Arturo Parisi, l’inventore delle primarie e l’ideologo dell’Ulivo di Prodi, si schiera per il Sì al referendum, invitando il premier a riconoscere «le fatiche e i meriti» di chi prima di lui si è speso per un progetto che parte da lontano.
Professore, una previsione da politologo: vincerà il No o il Sì al referendum di autunno?
«Con la quantità di non rispondenti e di indecisi dei sondaggi di oggi, ogni risultato è ancora possibile. Più che previsioni quelli che leggo sono poco più di esorcismi guidati da sentimenti nascosti, siano essi di speranza o di paura».
Ma non la stupisce il fatto che a tre mesi dal voto sulla riforma che abolisce il senato siano stabilmente in testa i No?
«Semmai mi stupisce che siano così pochi.

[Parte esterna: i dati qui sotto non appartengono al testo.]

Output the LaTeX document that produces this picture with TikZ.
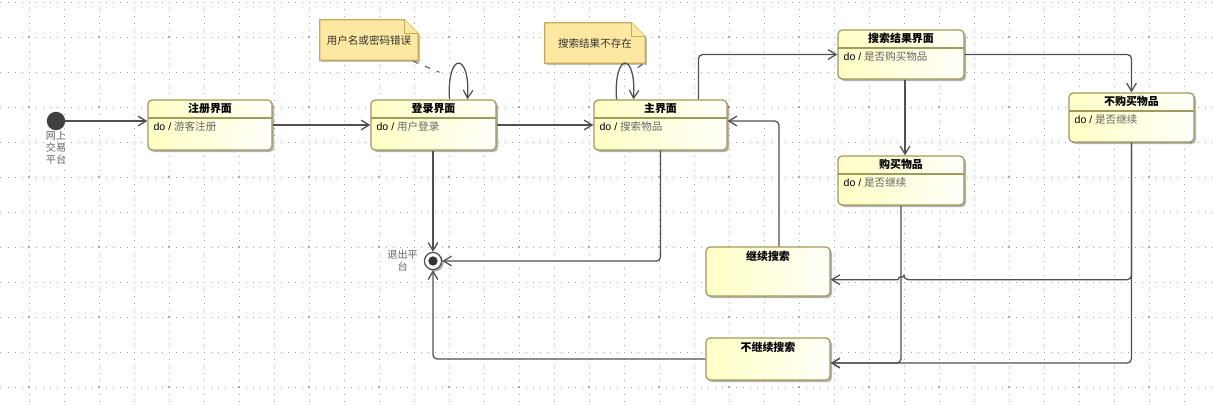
\documentclass[tikz,border=0pt]{standalone}
\usepackage{fontspec}
\setmainfont{Liberation Sans}
\newfontfamily\cjk{Noto Sans CJK SC}
\usetikzlibrary{arrows.meta,positioning,calc,shadows,backgrounds}
\definecolor{gridgray}{RGB}{165,165,165}
\definecolor{linegray}{RGB}{80,80,80}
\definecolor{stateborder}{RGB}{160,155,90}
\definecolor{statefill}{RGB}{255,255,196}
\definecolor{notefill}{RGB}{252,232,160}
\definecolor{noteborder}{RGB}{196,172,92}
\definecolor{acttext}{RGB}{100,100,100}
\tikzset{
  griddot/.style={gridgray,line width=0.6pt,dash pattern=on 0.6pt off 4.3792pt},
  statebox/.style={draw=stateborder,line width=0.9pt,rounded corners=3pt,
    left color=statefill,right color=white!92!statefill,
    minimum width=3.125cm,minimum height=1.25cm,inner sep=0pt,
    drop shadow={shadow xshift=0.05cm,shadow yshift=-0.05cm,opacity=0.3,fill=black}},
  divided/.style={path picture={\draw[stateborder,line width=0.9pt]
      ([yshift=-0.45cm]path picture bounding box.north west) --
      ([yshift=-0.45cm]path picture bounding box.north east);}},
  ttl/.style={font=\cjk\bfseries\fontsize{7.8}{9}\selectfont,inner sep=0pt},
  act/.style={font=\fontsize{7.5}{9}\selectfont,anchor=west,inner sep=0pt,text=acttext},
  lbl/.style={font=\cjk\fontsize{7.2}{8.6}\selectfont,text=acttext,align=center,inner sep=0pt},
  note/.style={font=\cjk\fontsize{7.5}{9}\selectfont,text=black!80,
    minimum height=1cm,inner sep=0pt},
  notebd/.style={draw=noteborder,fill=notefill,line width=0.8pt},
  notelink/.style={draw=linegray,line width=0.7pt,dash pattern=on 4pt off 5pt},
  initst/.style={circle,fill=black!75,minimum size=0.46cm,inner sep=0pt},
  finalst/.style={circle,draw=linegray,fill=white,line width=0.9pt,
    minimum size=0.43cm,inner sep=0pt,
    drop shadow={shadow xshift=0.05cm,shadow yshift=-0.05cm,opacity=0.3,fill=black},
    path picture={\fill[black!80] (path picture bounding box.center) circle[radius=3.3pt];}},
  tr/.style={draw=linegray,line width=0.9pt,rounded corners=3pt,
    -{Straight Barb[length=2mm,width=2.4mm]}}
}

\begin{document}
\begin{tikzpicture}[x=0.025cm,y=-0.025cm]
  \useasboundingbox (0,0) rectangle (1213,404);
  % dotted grid
  \begin{scope}[on background layer]
    \fill[white] (0,0) rectangle (1213,404);
    \foreach \gx in {29,64,...,1213} \draw[griddot] (\gx,1.5) -- (\gx,404);
    \foreach \gy in {2,37,...,404} \draw[griddot] (0.5,\gy) -- (1213,\gy);
    \foreach \gx in {29,99,...,1213}
      \foreach \gy in {37,107,...,404} \fill[gridgray] (\gx,\gy) circle[radius=0.9pt];
  \end{scope}

  % states
  \node[initst,label={[lbl]below:网上\\交易\\平台}] (init) at (56,121) {};
  \node[statebox,divided,minimum width=3.1cm] (reg) at (210,125) {};
  \node[statebox,divided] (login) at (433.5,125) {};
  \node[statebox,divided,minimum width=3.325cm] (main) at (660.5,125) {};
  \node[statebox,divided,minimum width=3.15cm,minimum height=1.225cm] (sres) at (901,54.5) {};
  \node[statebox,divided,minimum width=3.15cm,minimum height=1.225cm] (buy) at (901,180.5) {};
  \node[statebox,divided,minimum height=1.225cm] (nbuy) at (1131.5,117.5) {};
  \node[statebox,minimum width=3.1cm,minimum height=1.225cm] (cont) at (768,271.5) {};
  \node[statebox,minimum width=3.1cm,minimum height=1.05cm] (stop) at (768,359) {};
  \node[finalst,label={[lbl,label distance=4pt]left:退出平\\台}] (fin) at (433,261) {};

  \node[ttl] at ($(reg.north)+(0,9)$) {注册界面};
  \node[ttl] at ($(login.north)+(0,9)$) {登录界面};
  \node[ttl] at ($(main.north)+(0,9)$) {主界面};
  \node[ttl] at ($(sres.north)+(0,9)$) {搜索结果界面};
  \node[ttl] at ($(buy.north)+(0,9)$) {购买物品};
  \node[ttl] at ($(nbuy.north)+(0,9)$) {不购买物品};
  \node[ttl] at ($(cont.north)+(0,10)$) {继续搜索};
  \node[ttl] at ($(stop.north)+(0,10)$) {不继续搜索};

  \node[act] at ($(reg.north west)+(6,27)$) {\textcolor{black}{do /} {\cjk 游客注册}};
  \node[act] at ($(login.north west)+(6,27)$) {\textcolor{black}{do /} {\cjk 用户登录}};
  \node[act] at ($(main.north west)+(6,27)$) {\textcolor{black}{do /} {\cjk 搜索物品}};
  \node[act] at ($(sres.north west)+(6,27)$) {\textcolor{black}{do /} {\cjk 是否购买物品}};
  \node[act] at ($(buy.north west)+(6,27)$) {\textcolor{black}{do /} {\cjk 是否继续}};
  \node[act] at ($(nbuy.north west)+(6,27)$) {\textcolor{black}{do /} {\cjk 是否继续}};

  % notes
  \node[note,minimum width=2.45cm] (errnote) at (369,40) {用户名或密码错误};
  \node[note,minimum width=2.5cm] (nonote) at (595,43) {搜索结果不存在};
  \begin{scope}[on background layer]
    \foreach \nn in {errnote,nonote}{
      \filldraw[notebd,drop shadow={shadow xshift=0.04cm,shadow yshift=-0.04cm,opacity=0.25,fill=black}]
        (\nn.south west) -- (\nn.north west) -- ($(\nn.north east)+(-14,0)$)
        -- ($(\nn.north east)+(0,14)$) -- (\nn.south east) -- cycle;
      \draw[notebd] ($(\nn.north east)+(-14,0)$) |- ($(\nn.north east)+(0,14)$);
    }
  \end{scope}
  \draw[notelink] ($(errnote.south east)+(-5,1)$) -- ($(login.north)+(6,-27)$);
  \draw[notelink] ($(nonote.south east)+(-3,1)$) -- ($(main.north)+(-25,-30)$);

  % transitions
  \draw[tr] (init) -- (reg.west |- init);
  \draw[tr] (reg.east) -- (login.west);
  \draw[tr] (login.east) -- (main.west);
  \draw[tr] ($(login.north)+(16,0)$) .. controls +(-3,-48) and +(3,-48) .. ($(login.north)+(34,0)$);
  \draw[tr] ($(main.north)+(-44,0)$) .. controls +(-3,-48) and +(3,-48) .. ($(main.north)+(-27,0)$);
  \draw[tr] ($(main.north)+(38,0)$) |- (sres.west);
  \draw[tr] ($(sres.south)+(4,0)$) -- ($(buy.north)+(4,0)$);
  \draw[tr] (sres.east) -| (nbuy.north);
  \draw[tr] ($(cont.north)+(11,0)$) |- ($(main.east)+(0,-4)$);
  \draw[tr] (main.south) |- (fin.east);
  \draw[tr] (fin.north |- login.south) -- (fin.north);
  \draw[tr] (stop.west) -| (fin.south);
  \coordinate (jump) at ($(buy.south)+(0,74)$);
  \draw[tr] (nbuy.south) |- ($(jump)+(3,0)$) [sharp corners]
    arc[start angle=0,end angle=180,radius=2.1pt] -- (cont.east |- jump);
  \draw[tr] (nbuy.south) |- ($(stop.east)+(0,4)$);
  \draw[tr] (buy.south) |- ($(stop.east)+(0,4)$);
\end{tikzpicture}
\end{document}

In consultazioni di questo tipo, mentre la maggioranza preferisce ancora tacere, a dichiararsi sono all’inizio soprattutto le voci di chi, essendo all’attacco, ci mette più sentimento. Ancor di più quando il No più che a una norma astratta è un No a chi su quella norma ci ha messo faccia e nome».
Perché Renzi ha giocato d’azzardo fornendo così una tentazione al popolo degli scontenti?
«Perchè è fatto così. Hai voglia a dire che senza un “Io” non si parte, ma senza un “Noi” non si arriva. Cambiar di marcia dall’Io al Noi è per tutti più facile a dirsi che a farsi. Soprattutto quando si dimentica il Noi che è alle spalle dell’Io. E non penso solo agli esponenti della mia parte ma a voci provenienti da tutte le parti politiche.
Quanto è grave questo errore?
«Basta capirsi. Il problema non sta nella personalizzazione dell’esito del referendum, ma nella personalizzazione della battaglia per la riforma. È vero che senza Renzi saremmo probabilmente ancora ai comitati e ai rinvii. Ma sarebbe meglio non raccontarla come una impresa di parte e soprattutto come una battaglia nuova. Invece di proporre i decenni passati come decenni di fallimenti e errori, sarebbe meglio riconoscerli come una marcia di approssimazioni incompiute piuttosto che come una serie di tradimenti e cedimenti. E riconoscere allo stesso tempo le fatiche e i meriti di quanti in questo solco si sono spesi, direi a prescindere dalle loro attuali inclinazioni e approdi».
Ed è riparabile lo sbaglio per invertire il trend?
«Si deve. Non per convenienza occasionale ma a partire da una convinzione profonda, che muove da una ricostruzione rispettosa della fatica di ognuno nel prendere commiato dal proprio passato, e riconosce in questa scelta un passaggio che decide del nostro futuro. Nelle scelte di rilievo costituente vince veramente solo chi riesce a proporre la sintesi più convincente del passato di tutti».
Lei che è un padre fondatore dell’Ulivo come si pronuncerà?
«E me lo chiede? Per il Sì. E non solo perchè riconosco nella Riforma quasi alla lettera, (penso per tutte alla tesi n.4 sul bicameralismo), le principali tesi che Romano Prodi propose alla coalizione dell’Ulivo. Ma perchè sento l’eco dell’ambizione di fondo di quel progetto. Fare della nostra democrazia una democrazia che decide e coinvolge direttamente i cittadini nelle scelte di governo e nella scelta di chi lo guida: non più soltanto una democrazia che si limita a rappresentarli, delegando i partiti a decidere poi in Parlamento cosa fare dei voti raccolti».
Una riforma ulivista?
«Anche la nostra non fu una storia che partiva da zero. Prodi mobilitò entusiasmi e speranze preesistenti, che si erano appena manifestate nel movimento per le riforme istituzionali guidato da Segni, e portò ad una nuova sintesi proposte che erano andate maturando a partire dal crescente riconoscimento che la missione dei partiti del dopoguerra si era compiuta».
Una riforma che mette comunque fine al problema della chiusura della transizione che l’Ulivo intendeva risolvere?
«Solo in parte. Come la stessa Boschi ha riconosciuto è infatti difficile dimenticare i compromessi che ne sono all’origine o non vederne i limiti e le contraddizioni che è destinata ad aprire. Ma il Sì manterrebbe almeno aperto quel cammino di “cambiamento nella continuità” che intensificammo dopo la caduta del Muro di Berlino. Mentre la vittoria del No ci riporterebbe alla casella di partenza. Altro che riforme alternative. Prima di riuscire a riparlare di Riforme passerebbero un altro po’ di decenni. E intanto quei poteri che vorremmo garantire ad un Parlamento già oggi abbondantemente esautorato continuerebbero a trasferirsi dal Governo interno alle forze che ci guidano dall’esterno».